Written instruction
In this exercise, the entries below include pictures. Repeat exactly the lines from the line with "Recreate this image as a web" to the line with "const vMeth = [0, 74.6, 74.6, 74.6, 74.6, 74.6];", including both, but without the pictures.

Task material
++++++++

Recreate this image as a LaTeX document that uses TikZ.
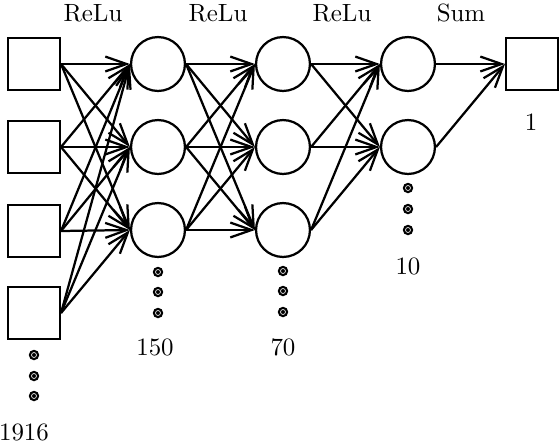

++++++++

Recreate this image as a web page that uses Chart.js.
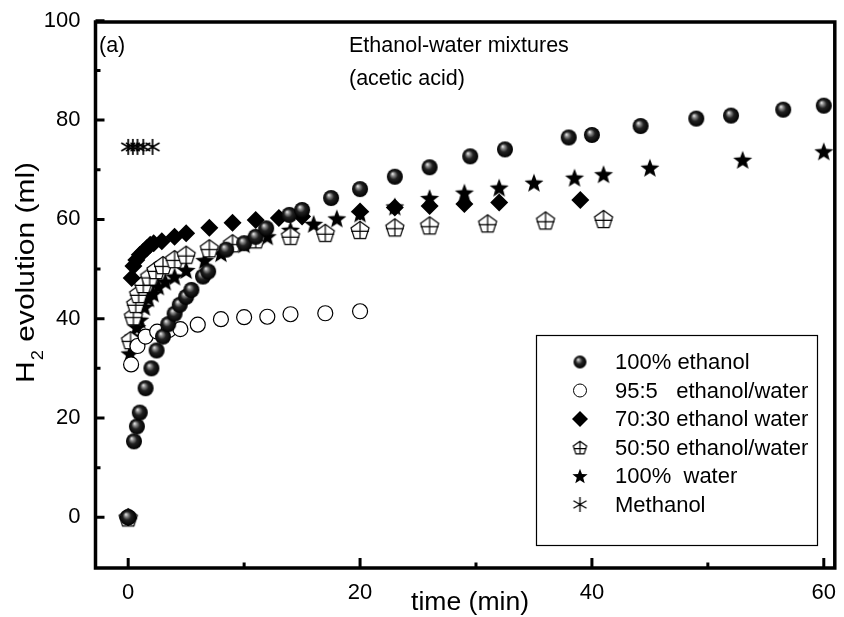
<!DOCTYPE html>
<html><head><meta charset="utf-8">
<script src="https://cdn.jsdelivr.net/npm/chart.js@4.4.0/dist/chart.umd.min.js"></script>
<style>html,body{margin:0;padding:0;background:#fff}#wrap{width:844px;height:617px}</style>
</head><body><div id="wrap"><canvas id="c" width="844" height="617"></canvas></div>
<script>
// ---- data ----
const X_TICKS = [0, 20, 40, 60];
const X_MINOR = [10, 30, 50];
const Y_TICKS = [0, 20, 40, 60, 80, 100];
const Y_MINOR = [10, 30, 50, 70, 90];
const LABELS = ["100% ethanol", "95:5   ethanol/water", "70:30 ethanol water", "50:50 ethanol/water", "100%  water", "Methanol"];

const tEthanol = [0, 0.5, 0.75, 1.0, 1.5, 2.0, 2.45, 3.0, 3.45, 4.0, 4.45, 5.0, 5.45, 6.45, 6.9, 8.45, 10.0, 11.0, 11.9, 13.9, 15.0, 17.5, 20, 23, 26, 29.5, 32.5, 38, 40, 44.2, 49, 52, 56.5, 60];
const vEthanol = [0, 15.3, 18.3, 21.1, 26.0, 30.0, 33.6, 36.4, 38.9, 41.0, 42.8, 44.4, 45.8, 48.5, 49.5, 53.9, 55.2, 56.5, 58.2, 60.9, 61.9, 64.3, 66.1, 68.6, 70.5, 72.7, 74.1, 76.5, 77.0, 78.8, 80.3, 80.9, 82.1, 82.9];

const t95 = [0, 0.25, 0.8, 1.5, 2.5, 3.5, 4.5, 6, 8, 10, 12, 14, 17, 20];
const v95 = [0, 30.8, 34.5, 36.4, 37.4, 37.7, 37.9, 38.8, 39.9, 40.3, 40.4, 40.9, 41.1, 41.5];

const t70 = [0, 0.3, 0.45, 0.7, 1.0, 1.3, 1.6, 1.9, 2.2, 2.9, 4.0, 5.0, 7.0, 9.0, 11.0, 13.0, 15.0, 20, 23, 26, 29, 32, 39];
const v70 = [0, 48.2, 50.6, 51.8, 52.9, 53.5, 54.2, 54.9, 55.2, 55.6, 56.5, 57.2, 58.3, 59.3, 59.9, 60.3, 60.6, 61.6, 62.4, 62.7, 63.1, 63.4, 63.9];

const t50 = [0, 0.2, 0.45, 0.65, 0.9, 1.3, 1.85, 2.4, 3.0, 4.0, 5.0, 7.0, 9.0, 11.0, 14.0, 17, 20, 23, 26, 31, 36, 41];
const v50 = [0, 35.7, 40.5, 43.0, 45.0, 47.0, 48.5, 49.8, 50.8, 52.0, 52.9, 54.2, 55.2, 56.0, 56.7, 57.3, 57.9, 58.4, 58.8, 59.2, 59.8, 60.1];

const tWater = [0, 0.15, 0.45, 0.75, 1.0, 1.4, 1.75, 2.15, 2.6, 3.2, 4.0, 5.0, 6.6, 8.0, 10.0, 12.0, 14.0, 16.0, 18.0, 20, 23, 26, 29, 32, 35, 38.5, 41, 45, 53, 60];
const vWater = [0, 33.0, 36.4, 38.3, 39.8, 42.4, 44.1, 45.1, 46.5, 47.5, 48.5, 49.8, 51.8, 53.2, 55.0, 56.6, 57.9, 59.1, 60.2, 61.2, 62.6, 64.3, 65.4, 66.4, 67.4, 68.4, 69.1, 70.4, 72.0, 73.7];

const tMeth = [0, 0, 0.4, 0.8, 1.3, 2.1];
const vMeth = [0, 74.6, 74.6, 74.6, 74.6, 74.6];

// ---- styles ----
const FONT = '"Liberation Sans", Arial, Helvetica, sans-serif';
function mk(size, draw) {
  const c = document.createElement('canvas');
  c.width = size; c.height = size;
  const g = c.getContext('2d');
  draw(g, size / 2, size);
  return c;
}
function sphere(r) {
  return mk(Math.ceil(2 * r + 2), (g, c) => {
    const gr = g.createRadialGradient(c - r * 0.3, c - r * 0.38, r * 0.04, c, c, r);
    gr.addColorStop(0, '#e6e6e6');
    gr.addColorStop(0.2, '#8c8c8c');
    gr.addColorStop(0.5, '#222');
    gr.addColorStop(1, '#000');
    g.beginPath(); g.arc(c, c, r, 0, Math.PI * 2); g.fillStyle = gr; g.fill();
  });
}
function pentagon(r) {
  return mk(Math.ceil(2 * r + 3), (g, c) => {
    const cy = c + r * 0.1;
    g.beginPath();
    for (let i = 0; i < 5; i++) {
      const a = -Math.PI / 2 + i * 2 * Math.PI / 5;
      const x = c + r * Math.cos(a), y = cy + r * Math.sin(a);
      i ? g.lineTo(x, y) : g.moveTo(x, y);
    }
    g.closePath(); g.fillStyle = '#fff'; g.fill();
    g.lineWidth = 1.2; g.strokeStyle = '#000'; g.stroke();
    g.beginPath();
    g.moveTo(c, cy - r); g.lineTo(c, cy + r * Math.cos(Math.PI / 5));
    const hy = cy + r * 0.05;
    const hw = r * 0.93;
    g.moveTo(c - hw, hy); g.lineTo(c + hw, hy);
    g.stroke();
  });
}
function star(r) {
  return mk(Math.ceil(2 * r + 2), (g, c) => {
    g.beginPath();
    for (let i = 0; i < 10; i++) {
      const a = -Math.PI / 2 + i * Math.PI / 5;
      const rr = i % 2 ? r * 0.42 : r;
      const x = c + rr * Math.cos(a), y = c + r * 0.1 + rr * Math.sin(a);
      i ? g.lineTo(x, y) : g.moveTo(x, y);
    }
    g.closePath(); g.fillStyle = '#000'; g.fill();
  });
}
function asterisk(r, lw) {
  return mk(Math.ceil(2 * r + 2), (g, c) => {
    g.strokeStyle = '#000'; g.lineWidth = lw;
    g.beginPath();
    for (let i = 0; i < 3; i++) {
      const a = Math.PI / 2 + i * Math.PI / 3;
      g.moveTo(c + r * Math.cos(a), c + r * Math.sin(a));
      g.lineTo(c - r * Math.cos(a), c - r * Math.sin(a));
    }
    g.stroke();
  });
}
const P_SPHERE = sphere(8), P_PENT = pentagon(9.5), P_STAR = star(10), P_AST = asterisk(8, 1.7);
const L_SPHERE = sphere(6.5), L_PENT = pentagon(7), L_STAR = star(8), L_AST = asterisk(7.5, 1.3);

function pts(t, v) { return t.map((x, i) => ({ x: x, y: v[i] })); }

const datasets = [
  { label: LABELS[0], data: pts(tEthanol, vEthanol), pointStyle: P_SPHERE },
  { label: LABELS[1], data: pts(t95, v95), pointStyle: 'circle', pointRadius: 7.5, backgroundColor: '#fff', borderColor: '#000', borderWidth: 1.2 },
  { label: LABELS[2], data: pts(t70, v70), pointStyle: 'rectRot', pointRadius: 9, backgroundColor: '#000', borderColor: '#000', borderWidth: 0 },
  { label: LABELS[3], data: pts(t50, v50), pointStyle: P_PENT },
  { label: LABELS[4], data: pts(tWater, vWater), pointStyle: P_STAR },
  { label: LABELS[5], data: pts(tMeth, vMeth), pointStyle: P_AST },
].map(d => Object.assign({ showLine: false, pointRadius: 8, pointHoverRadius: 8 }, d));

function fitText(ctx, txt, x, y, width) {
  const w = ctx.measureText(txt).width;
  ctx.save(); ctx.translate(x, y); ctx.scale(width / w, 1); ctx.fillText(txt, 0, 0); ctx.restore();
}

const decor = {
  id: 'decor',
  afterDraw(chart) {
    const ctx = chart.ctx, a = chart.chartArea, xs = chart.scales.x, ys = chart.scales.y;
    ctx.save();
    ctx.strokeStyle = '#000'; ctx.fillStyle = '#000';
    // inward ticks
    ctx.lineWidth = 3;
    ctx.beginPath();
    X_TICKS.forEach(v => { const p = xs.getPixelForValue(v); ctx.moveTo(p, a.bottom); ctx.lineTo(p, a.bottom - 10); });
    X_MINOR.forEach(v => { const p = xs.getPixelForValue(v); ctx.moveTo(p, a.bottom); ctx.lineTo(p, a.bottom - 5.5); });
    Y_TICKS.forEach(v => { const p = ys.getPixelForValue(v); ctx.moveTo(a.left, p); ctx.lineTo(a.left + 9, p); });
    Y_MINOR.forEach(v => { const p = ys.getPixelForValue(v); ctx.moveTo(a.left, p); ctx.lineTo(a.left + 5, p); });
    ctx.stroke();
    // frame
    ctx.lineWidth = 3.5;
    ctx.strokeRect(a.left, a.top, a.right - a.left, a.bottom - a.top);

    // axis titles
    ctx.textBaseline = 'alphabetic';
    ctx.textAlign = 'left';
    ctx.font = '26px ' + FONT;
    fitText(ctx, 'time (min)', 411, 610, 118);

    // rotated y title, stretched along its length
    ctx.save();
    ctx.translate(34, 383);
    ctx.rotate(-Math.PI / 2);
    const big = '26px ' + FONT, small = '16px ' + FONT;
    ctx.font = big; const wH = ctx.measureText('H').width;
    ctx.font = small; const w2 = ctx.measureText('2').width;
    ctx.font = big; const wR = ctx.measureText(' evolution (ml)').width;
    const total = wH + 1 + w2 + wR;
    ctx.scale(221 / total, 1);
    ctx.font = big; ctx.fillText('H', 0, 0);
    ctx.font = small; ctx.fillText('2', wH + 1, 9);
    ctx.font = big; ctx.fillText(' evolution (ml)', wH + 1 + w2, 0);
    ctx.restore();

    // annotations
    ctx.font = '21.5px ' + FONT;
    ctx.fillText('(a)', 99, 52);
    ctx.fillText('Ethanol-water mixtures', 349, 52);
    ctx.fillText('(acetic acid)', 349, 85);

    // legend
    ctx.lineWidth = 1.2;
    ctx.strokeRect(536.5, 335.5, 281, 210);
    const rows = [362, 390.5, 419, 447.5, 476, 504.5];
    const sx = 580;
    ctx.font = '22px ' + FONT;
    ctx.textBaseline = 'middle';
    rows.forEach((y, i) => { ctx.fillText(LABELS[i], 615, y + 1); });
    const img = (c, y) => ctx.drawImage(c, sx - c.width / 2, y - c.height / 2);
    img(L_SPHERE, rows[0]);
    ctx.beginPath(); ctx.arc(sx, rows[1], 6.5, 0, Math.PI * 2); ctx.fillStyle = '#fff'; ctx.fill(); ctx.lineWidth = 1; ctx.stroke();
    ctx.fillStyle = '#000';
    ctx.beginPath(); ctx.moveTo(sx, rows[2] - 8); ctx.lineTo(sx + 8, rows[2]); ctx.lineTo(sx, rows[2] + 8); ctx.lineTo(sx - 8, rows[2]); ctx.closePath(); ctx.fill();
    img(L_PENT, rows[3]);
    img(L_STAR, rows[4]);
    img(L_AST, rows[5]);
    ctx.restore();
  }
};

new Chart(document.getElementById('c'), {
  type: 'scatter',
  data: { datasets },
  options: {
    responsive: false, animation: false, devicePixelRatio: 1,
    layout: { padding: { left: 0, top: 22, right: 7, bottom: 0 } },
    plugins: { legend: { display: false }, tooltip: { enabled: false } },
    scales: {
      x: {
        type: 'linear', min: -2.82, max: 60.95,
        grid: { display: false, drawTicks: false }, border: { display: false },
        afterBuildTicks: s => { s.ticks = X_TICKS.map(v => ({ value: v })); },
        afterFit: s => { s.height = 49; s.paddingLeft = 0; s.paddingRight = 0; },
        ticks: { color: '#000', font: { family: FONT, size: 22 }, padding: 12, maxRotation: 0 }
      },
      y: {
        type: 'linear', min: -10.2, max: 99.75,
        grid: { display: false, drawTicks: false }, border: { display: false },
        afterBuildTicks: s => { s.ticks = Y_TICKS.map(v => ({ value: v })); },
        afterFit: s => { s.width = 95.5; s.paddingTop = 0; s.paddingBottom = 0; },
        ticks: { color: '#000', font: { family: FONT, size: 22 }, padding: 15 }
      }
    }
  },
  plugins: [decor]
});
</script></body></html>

++++++++

The response
Recreate this image as a web page that uses Chart.js.
<!DOCTYPE html>
<html><head><meta charset="utf-8">
<script src="https://cdn.jsdelivr.net/npm/chart.js@4.4.0/dist/chart.umd.min.js"></script>
<style>html,body{margin:0;padding:0;background:#fff}#wrap{width:844px;height:617px}</style>
</head><body><div id="wrap"><canvas id="c" width="844" height="617"></canvas></div>
<script>
// ---- data ----
const X_TICKS = [0, 20, 40, 60];
const X_MINOR = [10, 30, 50];
const Y_TICKS = [0, 20, 40, 60, 80, 100];
const Y_MINOR = [10, 30, 50, 70, 90];
const LABELS = ["100% ethanol", "95:5   ethanol/water", "70:30 ethanol water", "50:50 ethanol/water", "100%  water", "Methanol"];

const tEthanol = [0, 0.5, 0.75, 1.0, 1.5, 2.0, 2.45, 3.0, 3.45, 4.0, 4.45, 5.0, 5.45, 6.45, 6.9, 8.45, 10.0, 11.0, 11.9, 13.9, 15.0, 17.5, 20, 23, 26, 29.5, 32.5, 38, 40, 44.2, 49, 52, 56.5, 60];
const vEthanol = [0, 15.3, 18.3, 21.1, 26.0, 30.0, 33.6, 36.4, 38.9, 41.0, 42.8, 44.4, 45.8, 48.5, 49.5, 53.9, 55.2, 56.5, 58.2, 60.9, 61.9, 64.3, 66.1, 68.6, 70.5, 72.7, 74.1, 76.5, 77.0, 78.8, 80.3, 80.9, 82.1, 82.9];

const t95 = [0, 0.25, 0.8, 1.5, 2.5, 3.5, 4.5, 6, 8, 10, 12, 14, 17, 20];
const v95 = [0, 30.8, 34.5, 36.4, 37.4, 37.7, 37.9, 38.8, 39.9, 40.3, 40.4, 40.9, 41.1, 41.5];

const t70 = [0, 0.3, 0.45, 0.7, 1.0, 1.3, 1.6, 1.9, 2.2, 2.9, 4.0, 5.0, 7.0, 9.0, 11.0, 13.0, 15.0, 20, 23, 26, 29, 32, 39];
const v70 = [0, 48.2, 50.6, 51.8, 52.9, 53.5, 54.2, 54.9, 55.2, 55.6, 56.5, 57.2, 58.3, 59.3, 59.9, 60.3, 60.6, 61.6, 62.4, 62.7, 63.1, 63.4, 63.9];

const t50 = [0, 0.2, 0.45, 0.65, 0.9, 1.3, 1.85, 2.4, 3.0, 4.0, 5.0, 7.0, 9.0, 11.0, 14.0, 17, 20, 23, 26, 31, 36, 41];
const v50 = [0, 35.7, 40.5, 43.0, 45.0, 47.0, 48.5, 49.8, 50.8, 52.0, 52.9, 54.2, 55.2, 56.0, 56.7, 57.3, 57.9, 58.4, 58.8, 59.2, 59.8, 60.1];

const tWater = [0, 0.15, 0.45, 0.75, 1.0, 1.4, 1.75, 2.15, 2.6, 3.2, 4.0, 5.0, 6.6, 8.0, 10.0, 12.0, 14.0, 16.0, 18.0, 20, 23, 26, 29, 32, 35, 38.5, 41, 45, 53, 60];
const vWater = [0, 33.0, 36.4, 38.3, 39.8, 42.4, 44.1, 45.1, 46.5, 47.5, 48.5, 49.8, 51.8, 53.2, 55.0, 56.6, 57.9, 59.1, 60.2, 61.2, 62.6, 64.3, 65.4, 66.4, 67.4, 68.4, 69.1, 70.4, 72.0, 73.7];

const tMeth = [0, 0, 0.4, 0.8, 1.3, 2.1];
const vMeth = [0, 74.6, 74.6, 74.6, 74.6, 74.6];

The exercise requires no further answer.